▸ **WHAT YOU HAVE TO DO**
Give the material once more, word for word, without any images.
◆ ◆ ◆ ◆
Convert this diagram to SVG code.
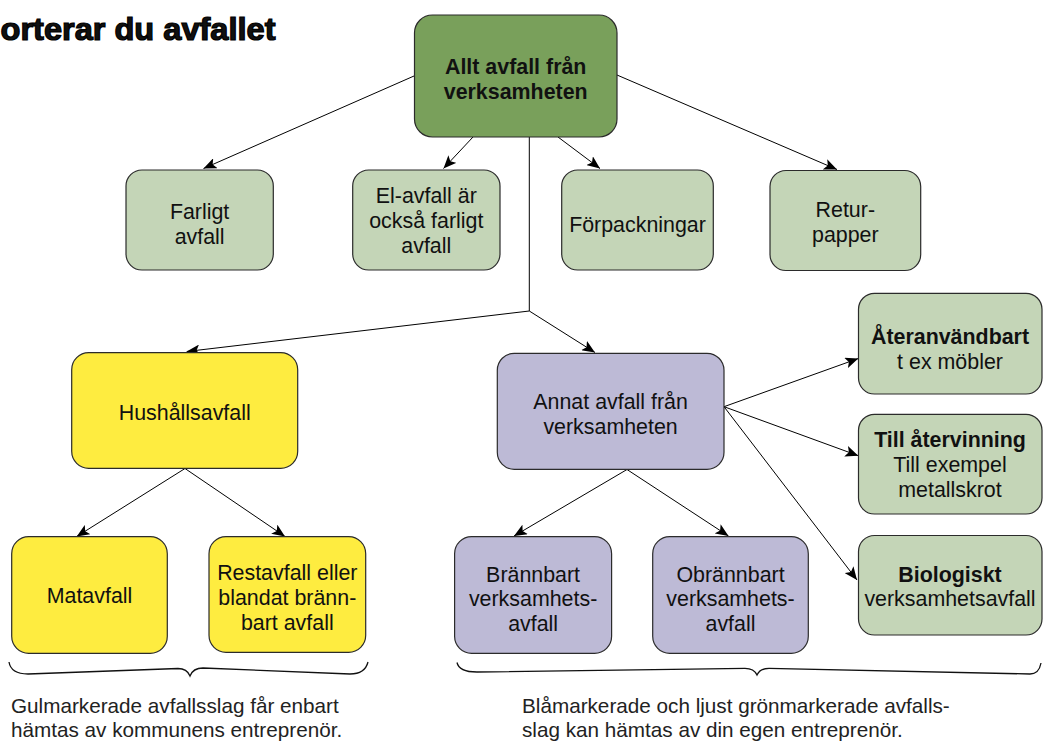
<svg xmlns="http://www.w3.org/2000/svg" width="1043" height="743" viewBox="0 0 1043 743">
<defs>
<marker id="arr" markerUnits="userSpaceOnUse" markerWidth="14" markerHeight="11" refX="13" refY="5.5" orient="auto">
<path d="M0,0 L13,5.5 L0,11 L3,5.5 Z" fill="#000"/>
</marker>
</defs>
<style>
.box{stroke:#2b2b2b;stroke-width:1.2}
.dg{fill:#79a05b}
.lg{fill:#c4d5b7}
.ye{fill:#feec40}
.pu{fill:#bdbad6}
text{font-family:"Liberation Sans",Arial,sans-serif;font-size:21.4px;fill:#111;text-anchor:middle}
.b{font-weight:bold}
.cap{font-size:20.7px;text-anchor:start;fill:#222}
.conn path{fill:none;stroke:#000;stroke-width:1;marker-end:url(#arr)}
.brace{fill:none;stroke:#111;stroke-width:1.3}
</style>
<rect width="1043" height="743" fill="#fff"/>
<text id="title" x="0.5" y="39.5" class="b" style="text-anchor:start;font-size:31px;stroke:#000;stroke-width:1.2" textLength="275" lengthAdjust="spacingAndGlyphs">orterar du avfallet</text>
<g class="conn" id="connectors">
<path d="M414,76 L203.5,168.5"/>
<path d="M473,137 L443.5,168.5"/>
<path d="M558,137 L600,168.5"/>
<path d="M617,75 L837,169.5"/>
<path d="M529.3,137 L529.3,311 L186.7,351.5"/>
<path d="M529.3,311 L595,352.5"/>
<path d="M185,468.5 L76.7,536.5"/>
<path d="M185,468.5 L285,536.5"/>
<path d="M627,469.5 L514,536"/>
<path d="M627,469.5 L728.5,536"/>
<path d="M724,406.7 L858.3,358.5"/>
<path d="M724,406.7 L858.3,455.7"/>
<path d="M724,406.7 L857,580"/>
</g>
<g id="n-top"><rect class="box dg" x="414.5" y="15" width="202.5" height="122" rx="18"/>
<text class="b" x="515.7" y="74">Allt avfall från</text><text class="b" x="515.7" y="99.3">verksamheten</text></g>
<g id="n-farligt"><rect class="box lg" x="126" y="170" width="147.3" height="100" rx="16"/>
<text x="199.6" y="219">Farligt</text><text x="199.6" y="244">avfall</text></g>
<g id="n-el"><rect class="box lg" x="352.7" y="170" width="147.3" height="100" rx="16"/>
<text x="426.3" y="202.5">El-avfall är</text><text x="426.3" y="227.5">också farligt</text><text x="426.3" y="252.5">avfall</text></g>
<g id="n-forp"><rect class="box lg" x="561.7" y="170" width="151.6" height="100" rx="16"/>
<text x="637.5" y="231.7">Förpackningar</text></g>
<g id="n-retur"><rect class="box lg" x="770" y="170.5" width="150.7" height="100" rx="16"/>
<text x="845.3" y="216.7">Retur-</text><text x="845.3" y="241.7">papper</text></g>
<g id="n-hush"><rect class="box ye" x="71.7" y="352.7" width="226" height="115.6" rx="17"/>
<text x="184.7" y="420">Hushållsavfall</text></g>
<g id="n-annat"><rect class="box pu" x="497.3" y="353.3" width="226.7" height="116" rx="17"/>
<text x="610.6" y="408.8">Annat avfall från</text><text x="610.6" y="433.8">verksamheten</text></g>
<g id="n-ater"><rect class="box lg" x="858.5" y="293.3" width="183.5" height="100.7" rx="16"/>
<text class="b" x="950" y="344">Återanvändbart</text><text x="950" y="369">t ex möbler</text></g>
<g id="n-till"><rect class="box lg" x="858.5" y="414.3" width="183.5" height="99.7" rx="16"/>
<text class="b" x="950" y="446.7">Till återvinning</text><text x="950" y="471.7">Till exempel</text><text x="950" y="496.7">metallskrot</text></g>
<g id="n-bio"><rect class="box lg" x="858.5" y="535.5" width="183.5" height="99.5" rx="16"/>
<text class="b" x="950" y="581.5">Biologiskt</text><text x="950" y="606">verksamhetsavfall</text></g>
<g id="n-mat"><rect class="box ye" x="11.7" y="536.7" width="155.6" height="116.6" rx="17"/>
<text x="89.5" y="603">Matavfall</text></g>
<g id="n-rest"><rect class="box ye" x="209" y="536.7" width="156.7" height="115.6" rx="17"/>
<text x="287.3" y="580">Restavfall eller</text><text x="287.3" y="605">blandat bränn-</text><text x="287.3" y="630">bart avfall</text></g>
<g id="n-brann"><rect class="box pu" x="454.6" y="536.7" width="157" height="116.6" rx="17"/>
<text x="533.1" y="581.5">Brännbart</text><text x="533.1" y="606">verksamhets-</text><text x="533.1" y="630.7">avfall</text></g>
<g id="n-obrann"><rect class="box pu" x="652.7" y="536.7" width="155.6" height="116.6" rx="17"/>
<text x="730.5" y="581.5">Obrännbart</text><text x="730.5" y="606">verksamhets-</text><text x="730.5" y="630.7">avfall</text></g>
<g id="braces">
<path class="brace" d="M9,662 Q11,674 28,674 L178,668.5 Q187,668.5 190,676 Q193,668 203,668 L350,674 Q365,674 368,662"/>
<path class="brace" d="M457,662.5 Q459,672 477,672 L745,668.3 Q754,668.3 757,675 Q760,668.3 769,668.3 L1030,674 Q1039,674 1041,663"/>
</g>
<g id="captions">
<text class="cap" x="11" y="712.7">Gulmarkerade avfallsslag får enbart</text>
<text class="cap" x="11" y="736.7">hämtas av kommunens entreprenör.</text>
<text class="cap" x="522" y="712.7">Blåmarkerade och ljust grönmarkerade avfalls-</text>
<text class="cap" x="522" y="736.7">slag kan hämtas av din egen entreprenör.</text>
</g>
</svg>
◆ ◆ ◆ ◆
▸ **EXERCISE RESPONSE**
Convert this diagram to SVG code.
<svg xmlns="http://www.w3.org/2000/svg" width="1043" height="743" viewBox="0 0 1043 743">
<defs>
<marker id="arr" markerUnits="userSpaceOnUse" markerWidth="14" markerHeight="11" refX="13" refY="5.5" orient="auto">
<path d="M0,0 L13,5.5 L0,11 L3,5.5 Z" fill="#000"/>
</marker>
</defs>
<style>
.box{stroke:#2b2b2b;stroke-width:1.2}
.dg{fill:#79a05b}
.lg{fill:#c4d5b7}
.ye{fill:#feec40}
.pu{fill:#bdbad6}
text{font-family:"Liberation Sans",Arial,sans-serif;font-size:21.4px;fill:#111;text-anchor:middle}
.b{font-weight:bold}
.cap{font-size:20.7px;text-anchor:start;fill:#222}
.conn path{fill:none;stroke:#000;stroke-width:1;marker-end:url(#arr)}
.brace{fill:none;stroke:#111;stroke-width:1.3}
</style>
<rect width="1043" height="743" fill="#fff"/>
<text id="title" x="0.5" y="39.5" class="b" style="text-anchor:start;font-size:31px;stroke:#000;stroke-width:1.2" textLength="275" lengthAdjust="spacingAndGlyphs">orterar du avfallet</text>
<g class="conn" id="connectors">
<path d="M414,76 L203.5,168.5"/>
<path d="M473,137 L443.5,168.5"/>
<path d="M558,137 L600,168.5"/>
<path d="M617,75 L837,169.5"/>
<path d="M529.3,137 L529.3,311 L186.7,351.5"/>
<path d="M529.3,311 L595,352.5"/>
<path d="M185,468.5 L76.7,536.5"/>
<path d="M185,468.5 L285,536.5"/>
<path d="M627,469.5 L514,536"/>
<path d="M627,469.5 L728.5,536"/>
<path d="M724,406.7 L858.3,358.5"/>
<path d="M724,406.7 L858.3,455.7"/>
<path d="M724,406.7 L857,580"/>
</g>
<g id="n-top"><rect class="box dg" x="414.5" y="15" width="202.5" height="122" rx="18"/>
<text class="b" x="515.7" y="74">Allt avfall från</text><text class="b" x="515.7" y="99.3">verksamheten</text></g>
<g id="n-farligt"><rect class="box lg" x="126" y="170" width="147.3" height="100" rx="16"/>
<text x="199.6" y="219">Farligt</text><text x="199.6" y="244">avfall</text></g>
<g id="n-el"><rect class="box lg" x="352.7" y="170" width="147.3" height="100" rx="16"/>
<text x="426.3" y="202.5">El-avfall är</text><text x="426.3" y="227.5">också farligt</text><text x="426.3" y="252.5">avfall</text></g>
<g id="n-forp"><rect class="box lg" x="561.7" y="170" width="151.6" height="100" rx="16"/>
<text x="637.5" y="231.7">Förpackningar</text></g>
<g id="n-retur"><rect class="box lg" x="770" y="170.5" width="150.7" height="100" rx="16"/>
<text x="845.3" y="216.7">Retur-</text><text x="845.3" y="241.7">papper</text></g>
<g id="n-hush"><rect class="box ye" x="71.7" y="352.7" width="226" height="115.6" rx="17"/>
<text x="184.7" y="420">Hushållsavfall</text></g>
<g id="n-annat"><rect class="box pu" x="497.3" y="353.3" width="226.7" height="116" rx="17"/>
<text x="610.6" y="408.8">Annat avfall från</text><text x="610.6" y="433.8">verksamheten</text></g>
<g id="n-ater"><rect class="box lg" x="858.5" y="293.3" width="183.5" height="100.7" rx="16"/>
<text class="b" x="950" y="344">Återanvändbart</text><text x="950" y="369">t ex möbler</text></g>
<g id="n-till"><rect class="box lg" x="858.5" y="414.3" width="183.5" height="99.7" rx="16"/>
<text class="b" x="950" y="446.7">Till återvinning</text><text x="950" y="471.7">Till exempel</text><text x="950" y="496.7">metallskrot</text></g>
<g id="n-bio"><rect class="box lg" x="858.5" y="535.5" width="183.5" height="99.5" rx="16"/>
<text class="b" x="950" y="581.5">Biologiskt</text><text x="950" y="606">verksamhetsavfall</text></g>
<g id="n-mat"><rect class="box ye" x="11.7" y="536.7" width="155.6" height="116.6" rx="17"/>
<text x="89.5" y="603">Matavfall</text></g>
<g id="n-rest"><rect class="box ye" x="209" y="536.7" width="156.7" height="115.6" rx="17"/>
<text x="287.3" y="580">Restavfall eller</text><text x="287.3" y="605">blandat bränn-</text><text x="287.3" y="630">bart avfall</text></g>
<g id="n-brann"><rect class="box pu" x="454.6" y="536.7" width="157" height="116.6" rx="17"/>
<text x="533.1" y="581.5">Brännbart</text><text x="533.1" y="606">verksamhets-</text><text x="533.1" y="630.7">avfall</text></g>
<g id="n-obrann"><rect class="box pu" x="652.7" y="536.7" width="155.6" height="116.6" rx="17"/>
<text x="730.5" y="581.5">Obrännbart</text><text x="730.5" y="606">verksamhets-</text><text x="730.5" y="630.7">avfall</text></g>
<g id="braces">
<path class="brace" d="M9,662 Q11,674 28,674 L178,668.5 Q187,668.5 190,676 Q193,668 203,668 L350,674 Q365,674 368,662"/>
<path class="brace" d="M457,662.5 Q459,672 477,672 L745,668.3 Q754,668.3 757,675 Q760,668.3 769,668.3 L1030,674 Q1039,674 1041,663"/>
</g>
<g id="captions">
<text class="cap" x="11" y="712.7">Gulmarkerade avfallsslag får enbart</text>
<text class="cap" x="11" y="736.7">hämtas av kommunens entreprenör.</text>
<text class="cap" x="522" y="712.7">Blåmarkerade och ljust grönmarkerade avfalls-</text>
<text class="cap" x="522" y="736.7">slag kan hämtas av din egen entreprenör.</text>
</g>
</svg>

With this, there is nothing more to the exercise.